Ellen Yeh sat next to me in the back of the classroom in seventh grade. She would go to Chinese school on weekends and practice writing her characters in class. I would copy the characters and she would explain them to me. And I was, like, “Wait, there’s a whole word in one character?”

In ninth grade, I went to boarding school and they offered Chinese. We had a great Chinese teacher, who was a foreigner, and made the class fun. That was my language for high school, and we had an eleventh-grade exchange for six weeks in the summer to Harbin [in northeastern China] in 1988.

I realized my Chinese was terrible but just learned. I also learned tai chi and martial arts. Everything I had thought about China was different. I didn’t realize it would be so poor, but I remember how warm and friendly everybody was. They would talk to us and invite us over for dinner. The experience completely opened my eyes. 

In my senior year of high school, I went to Beijing to study at a foreign language college for three months. That was when the student protests [in Tiananmen Square] happened. I lived with a Chinese family in their apartment.

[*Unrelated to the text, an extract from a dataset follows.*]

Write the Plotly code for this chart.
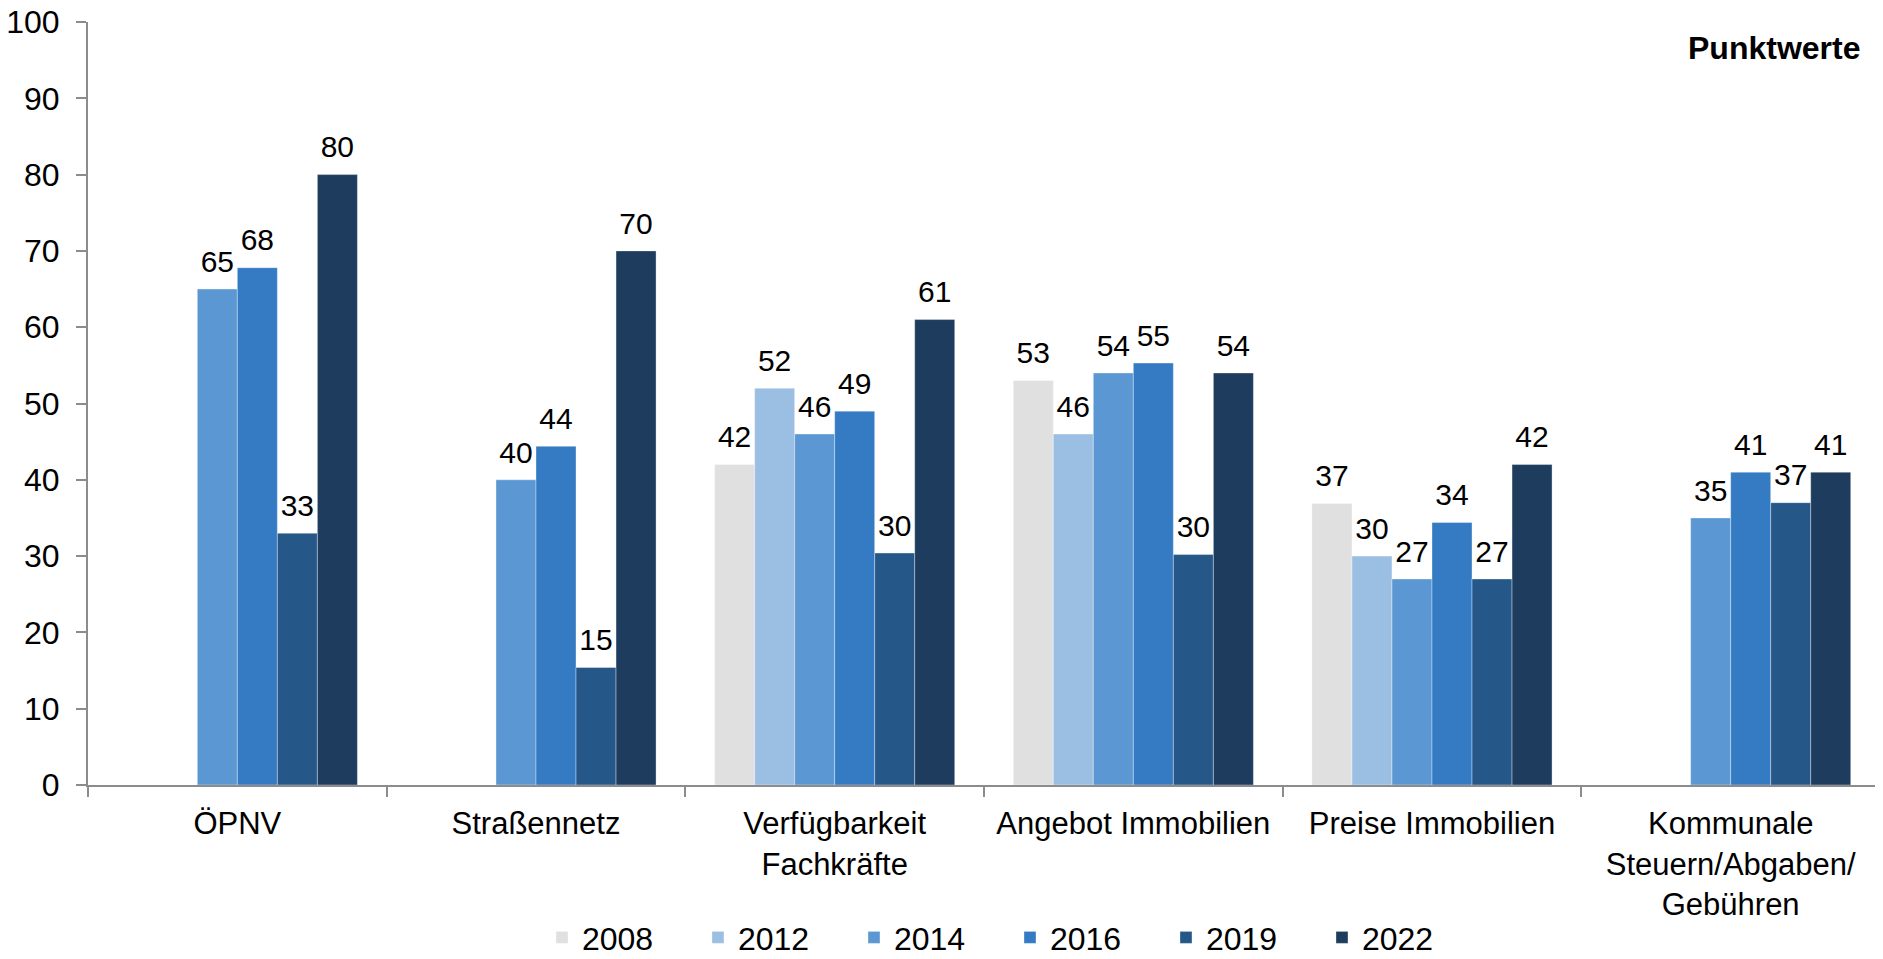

Everybody biked everywhere. If you took the bus, sometimes you couldn’t get off at your stop because it was so packed, or you had to climb out of the window. There were no Western goods available. You had to go to the [state-run] Friendship Store to get cheese or jam. There weren’t that many restaurants and some didn’t allow foreigners in. 

I would study in the morning with the other foreign students and we would explore everywhere in the afternoon. I didn’t get homesick because I went for the adventure, and I loved learning the language. On weekends, we would go to Inner Mongolia, the end of the Great Wall, Xian. I would just follow along. 

By May, each school organized its own people to march [to Tiananmen Square]. I remember we stood on a bridge over the third ring road, and the entire highway was just full of students carrying banners calling for freedom and democracy. I would go down there two or three times a week to talk to the students. 

I was meant to travel at the end of May, but protests started in other cities. I flew home and it was like the air was taken out of the balloon because you come back to the calm life as you know it. When [the] June 4 [crackdown] happened, I couldn’t relate to it. 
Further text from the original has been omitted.